◆ **What to work on**
Under this line sits a listing. Repeat exactly and only its lines from the one holding "Output the Python" through the one holding "ax.spines[s].set_linewidth(1.2)"; skip pictures.

Data lines start

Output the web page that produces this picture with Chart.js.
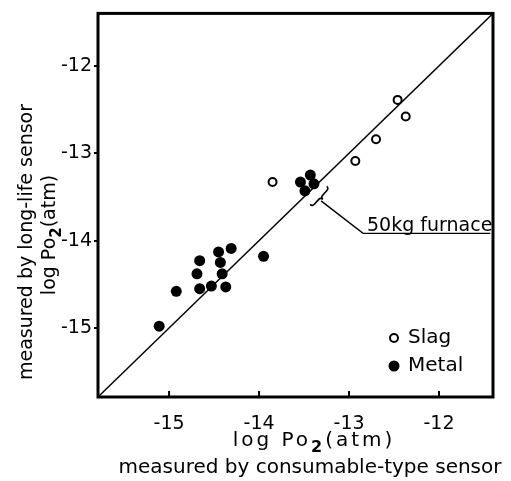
<!DOCTYPE html>
<html>
<head>
<meta charset="utf-8">
<script src="https://cdn.jsdelivr.net/npm/chart.js@4.4.0/dist/chart.umd.min.js"></script>
<style>
    html, body { margin: 0; padding: 0; background: #fff; }
</style>
</head>
<body>
<canvas id="chart" width="511" height="481"></canvas>
<script>
'use strict';

// axis ranges, log Po2 (atm)
const xRange = [-15.79, -11.40];
const yRange = [-15.79, -11.40];
const xTicks = [-15, -14, -13, -12];
const yTicks = [-15, -14, -13, -12];

// slag: consumable-type sensor (x) vs long-life sensor (y)
const slagX = [-13.85, -12.93, -12.70, -12.46, -12.37];
const slagY = [-13.33, -13.09, -12.84, -12.39, -12.58];

// metal
const metalX = [-15.11, -14.92, -14.66, -14.69, -14.66, -14.53, -14.45, -14.43,
    -14.41, -14.37, -14.31, -13.95, -13.54, -13.43, -13.39, -13.49];
const metalY = [-14.98, -14.58, -14.23, -14.38, -14.55, -14.52, -14.13, -14.25,
    -14.38, -14.53, -14.09, -14.18, -13.33, -13.25, -13.35, -13.43];

// 1:1 line
const diagX = [-15.79, -11.40];
const diagY = [-15.79, -11.40];

// "50kg furnace" note: brace ends, leader line, label anchor (data units)
const braceEnds = [[-13.433, -13.586], [-13.248, -13.379]];
const leaderPath = [[-13.311, -13.545], [-12.844, -13.917], [-11.43, -13.917]];
const noteAnchor = [-12.80, -13.885];
const noteText = '50kg furnace';

const FONT = "'DejaVu Sans', 'Liberation Sans', sans-serif";

const toPoints = (xs, ys) => xs.map((x, i) => ({ x: x, y: ys[i] }));

/**
 * Draw "log Po2(atm)" centred on (x, y) with a real subscript 2.
 */
function drawPo2(ctx, x, y, size, spacing) {
    const main = `${size}px ${FONT}`;
    const sub = `bold ${Math.round(size * 0.8)}px ${FONT}`;
    ctx.letterSpacing = spacing + 'px';
    ctx.font = main;
    const w1 = ctx.measureText('log Po').width;
    const w3 = ctx.measureText('(atm)').width;
    ctx.font = sub;
    const w2 = ctx.measureText('2').width;
    let left = x - (w1 + w2 + w3) / 2;
    ctx.textAlign = 'left';
    ctx.textBaseline = 'middle';
    ctx.font = main;
    ctx.fillText('log Po', left, y);
    left += w1;
    ctx.font = sub;
    ctx.fillText('2', left, y + size * 0.35);
    left += w2;
    ctx.font = main;
    ctx.fillText('(atm)', left, y);
    ctx.letterSpacing = '0px';
}

const decorPlugin = {
    id: 'decor',
    afterDatasetsDraw(chart) {
        const { ctx, chartArea: a, scales } = chart;
        const px = (p) => [scales.x.getPixelForValue(p[0]), scales.y.getPixelForValue(p[1])];
        ctx.save();
        ctx.fillStyle = '#000';
        ctx.strokeStyle = '#000';

        // frame
        ctx.lineWidth = 3;
        ctx.strokeRect(a.left, a.top, a.right - a.left, a.bottom - a.top);

        // x ticks point inwards
        ctx.lineWidth = 2;
        xTicks.forEach((v) => {
            const x = scales.x.getPixelForValue(v);
            ctx.beginPath();
            ctx.moveTo(x, a.bottom);
            ctx.lineTo(x, a.bottom - 6);
            ctx.stroke();
        });

        // brace next to the 50kg furnace points
        const p1 = px(braceEnds[0]);
        const p2 = px(braceEnds[1]);
        const len = Math.hypot(p2[0] - p1[0], p2[1] - p1[1]);
        const d = [(p2[0] - p1[0]) / len, (p2[1] - p1[1]) / len];
        const n = [-d[1], d[0]];
        const m = [(p1[0] + p2[0]) / 2, (p1[1] + p2[1]) / 2];
        const at = (p, a1, b1) => [p[0] + n[0] * a1 + d[0] * b1, p[1] + n[1] * a1 + d[1] * b1];
        const h = 3, c = 3;
        ctx.lineWidth = 1.6;
        ctx.beginPath();
        ctx.moveTo(...p1);
        ctx.quadraticCurveTo(...at(p1, h, 0), ...at(p1, h, c));
        ctx.lineTo(...at(m, h, -c));
        ctx.quadraticCurveTo(...at(m, h, 0), ...at(m, 2 * h, 0));
        ctx.quadraticCurveTo(...at(m, h, 0), ...at(m, h, c));
        ctx.lineTo(...at(p2, h, -c));
        ctx.quadraticCurveTo(...at(p2, h, 0), ...p2);
        ctx.stroke();

        // leader line and underline
        ctx.lineWidth = 1.4;
        ctx.beginPath();
        leaderPath.forEach((p, i) => {
            const q = px(p);
            if (i === 0) ctx.moveTo(...q); else ctx.lineTo(...q);
        });
        ctx.stroke();

        const na = px(noteAnchor);
        ctx.font = `19px ${FONT}`;
        ctx.textAlign = 'left';
        ctx.textBaseline = 'alphabetic';
        ctx.fillText(noteText, na[0], na[1]);

        // legend
        const lx = a.right - 99;
        const ly = [a.bottom - 59, a.bottom - 31];
        ctx.lineWidth = 2;
        ctx.beginPath();
        ctx.arc(lx, ly[0], 4, 0, Math.PI * 2);
        ctx.fillStyle = '#fff';
        ctx.fill();
        ctx.stroke();
        ctx.fillStyle = '#000';
        ctx.beginPath();
        ctx.arc(lx, ly[1], 5.5, 0, Math.PI * 2);
        ctx.fill();
        ctx.font = `20px ${FONT}`;
        ctx.textBaseline = 'middle';
        ctx.fillText('Slag', lx + 14, ly[0]);
        ctx.fillText('Metal', lx + 14, ly[1]);

        // x axis title
        drawPo2(ctx, a.left + 216, a.bottom + 44, 20, 3);
        ctx.font = `20px ${FONT}`;
        ctx.textAlign = 'center';
        ctx.textBaseline = 'middle';
        ctx.fillText('measured by consumable-type sensor', a.left + 212, a.bottom + 71);

        // y axis title
        ctx.save();
        ctx.translate(27, a.bottom - 155);
        ctx.rotate(-Math.PI / 2);
        ctx.font = `19px ${FONT}`;
        ctx.textAlign = 'center';
        ctx.textBaseline = 'middle';
        ctx.fillText('measured by long-life sensor', 0, 0);
        ctx.restore();

        ctx.save();
        ctx.translate(50, a.bottom - 162);
        ctx.rotate(-Math.PI / 2);
        drawPo2(ctx, 0, 0, 19, 0);
        ctx.restore();

        ctx.restore();
    }
};

new Chart(document.getElementById('chart'), {
    type: 'scatter',
    data: {
        datasets: [
            {
                label: 'Slag',
                data: toPoints(slagX, slagY),
                pointStyle: 'circle',
                pointRadius: 4,
                pointBorderWidth: 2,
                pointBackgroundColor: '#fff',
                pointBorderColor: '#000',
                order: 1,
            },
            {
                label: 'Metal',
                data: toPoints(metalX, metalY),
                pointStyle: 'circle',
                pointRadius: 5.5,
                pointBorderWidth: 0,
                pointBackgroundColor: '#000',
                pointBorderColor: '#000',
                order: 2,
            },
            {
                type: 'line',
                label: '1:1',
                data: toPoints(diagX, diagY),
                borderColor: '#000',
                borderWidth: 1.4,
                pointRadius: 0,
                fill: false,
                order: 3,
            },
        ],
    },
    options: {
        responsive: false,
        animation: false,
        layout: { padding: { top: 8, right: 18, left: 0, bottom: 0 } },
        plugins: {
            legend: { display: false },
            tooltip: { enabled: false },
        },
        scales: {
            x: {
                type: 'linear',
                min: xRange[0],
                max: xRange[1],
                afterFit: (s) => { s.height = 84; },
                afterBuildTicks: (s) => { s.ticks = xTicks.map((v) => ({ value: v })); },
                grid: { display: false },
                border: { display: false },
                ticks: {
                    color: '#000',
                    font: { family: FONT, size: 19 },
                    padding: 8,
                    maxRotation: 0,
                    callback: (v) => String(v),
                },
            },
            y: {
                type: 'linear',
                min: yRange[0],
                max: yRange[1],
                afterFit: (s) => { s.width = 98; },
                afterBuildTicks: (s) => { s.ticks = yTicks.map((v) => ({ value: v })); },
                grid: {
                    drawOnChartArea: false,
                    drawTicks: true,
                    tickLength: 4,
                    color: '#000',
                    lineWidth: 2,
                },
                border: { display: false },
                ticks: {
                    color: '#000',
                    font: { family: FONT, size: 19 },
                    padding: 2,
                    callback: (v) => String(v),
                },
            },
        },
    },
    plugins: [decorPlugin],
});
</script>
</body>
</html>
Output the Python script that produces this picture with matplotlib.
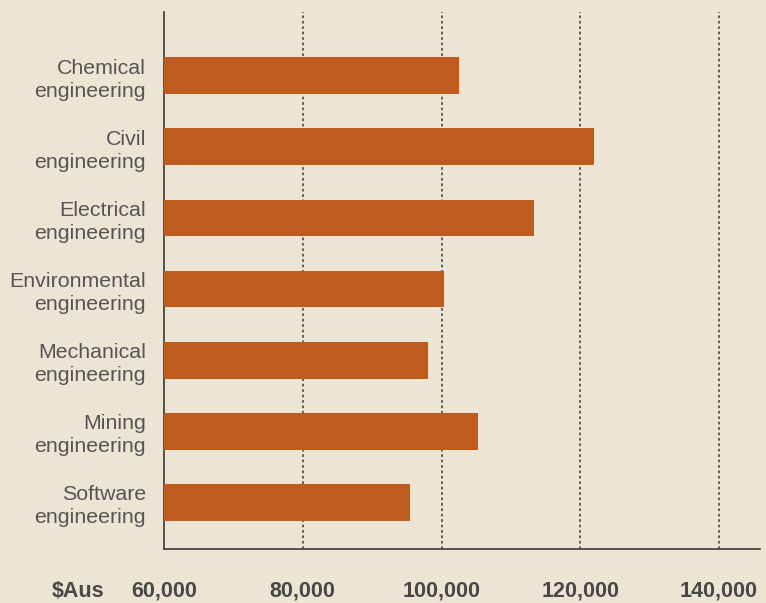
import matplotlib
matplotlib.use("Agg")
import matplotlib.pyplot as plt

categories = [
    "Chemical\nengineering",
    "Civil\nengineering",
    "Electrical\nengineering",
    "Environmental\nengineering",
    "Mechanical\nengineering",
    "Mining\nengineering",
    "Software\nengineering",
]
salaries = [102500, 122000, 113300, 100400, 98000, 105200, 95500]
tick_values = [60000, 80000, 100000, 120000, 140000]
tick_labels = ["60,000", "80,000", "100,000", "120,000", "140,000"]
currency_label = "$Aus"

bg = "#ede5d3"
bar_color = "#bf5b1f"
text_color = "#484848"

fig = plt.figure(figsize=(7.66, 6.03), dpi=100, facecolor=bg)
ax = fig.add_axes([164 / 766, 1 - 549 / 603, (760 - 164) / 766, (549 - 12) / 603])
ax.set_facecolor(bg)

ypos = list(range(len(categories)))
ax.barh(ypos, salaries, height=0.52, color=bar_color, zorder=3)

ax.set_xlim(60000, 145900)
ax.set_ylim(6.66, -0.9)

for v in tick_values[1:]:
    ax.axvline(v, color="#555555", linestyle=(0, (1.5, 1.5)), linewidth=1.3, zorder=1)

ax.set_yticks(ypos)
ax.set_yticklabels(categories, fontsize=15.4, color="#555555",
                   family="Liberation Sans", linespacing=1.25)
ax.tick_params(axis="y", length=0, pad=13)

ax.set_xticks(tick_values)
ax.set_xticklabels(tick_labels, fontsize=15.5, color=text_color,
                   family="Liberation Sans", fontweight="bold")
ax.tick_params(axis="x", length=0, pad=23)

for s in ["top", "right"]:
    ax.spines[s].set_visible(False)
for s in ["left", "bottom"]:
    ax.spines[s].set_color("#3a3a3a")
    ax.spines[s].set_linewidth(1.2)

fig.canvas.draw()
bb = ax.get_xticklabels()[0].get_window_extent()
fig.text(52 / 766, (bb.y0 + bb.y1) / 2 / fig.bbox.height, currency_label,
         fontsize=15.5, color=text_color, family="Liberation Sans",
         fontweight="bold", ha="left", va="center")

fig.savefig("out.png", dpi=100, facecolor=bg)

Data lines end

◆ **The answer**
Output the Python script that produces this picture with matplotlib.
import matplotlib
matplotlib.use("Agg")
import matplotlib.pyplot as plt

categories = [
    "Chemical\nengineering",
    "Civil\nengineering",
    "Electrical\nengineering",
    "Environmental\nengineering",
    "Mechanical\nengineering",
    "Mining\nengineering",
    "Software\nengineering",
]
salaries = [102500, 122000, 113300, 100400, 98000, 105200, 95500]
tick_values = [60000, 80000, 100000, 120000, 140000]
tick_labels = ["60,000", "80,000", "100,000", "120,000", "140,000"]
currency_label = "$Aus"

bg = "#ede5d3"
bar_color = "#bf5b1f"
text_color = "#484848"

fig = plt.figure(figsize=(7.66, 6.03), dpi=100, facecolor=bg)
ax = fig.add_axes([164 / 766, 1 - 549 / 603, (760 - 164) / 766, (549 - 12) / 603])
ax.set_facecolor(bg)

ypos = list(range(len(categories)))
ax.barh(ypos, salaries, height=0.52, color=bar_color, zorder=3)

ax.set_xlim(60000, 145900)
ax.set_ylim(6.66, -0.9)

for v in tick_values[1:]:
    ax.axvline(v, color="#555555", linestyle=(0, (1.5, 1.5)), linewidth=1.3, zorder=1)

ax.set_yticks(ypos)
ax.set_yticklabels(categories, fontsize=15.4, color="#555555",
                   family="Liberation Sans", linespacing=1.25)
ax.tick_params(axis="y", length=0, pad=13)

ax.set_xticks(tick_values)
ax.set_xticklabels(tick_labels, fontsize=15.5, color=text_color,
                   family="Liberation Sans", fontweight="bold")
ax.tick_params(axis="x", length=0, pad=23)

for s in ["top", "right"]:
    ax.spines[s].set_visible(False)
for s in ["left", "bottom"]:
    ax.spines[s].set_color("#3a3a3a")
    ax.spines[s].set_linewidth(1.2)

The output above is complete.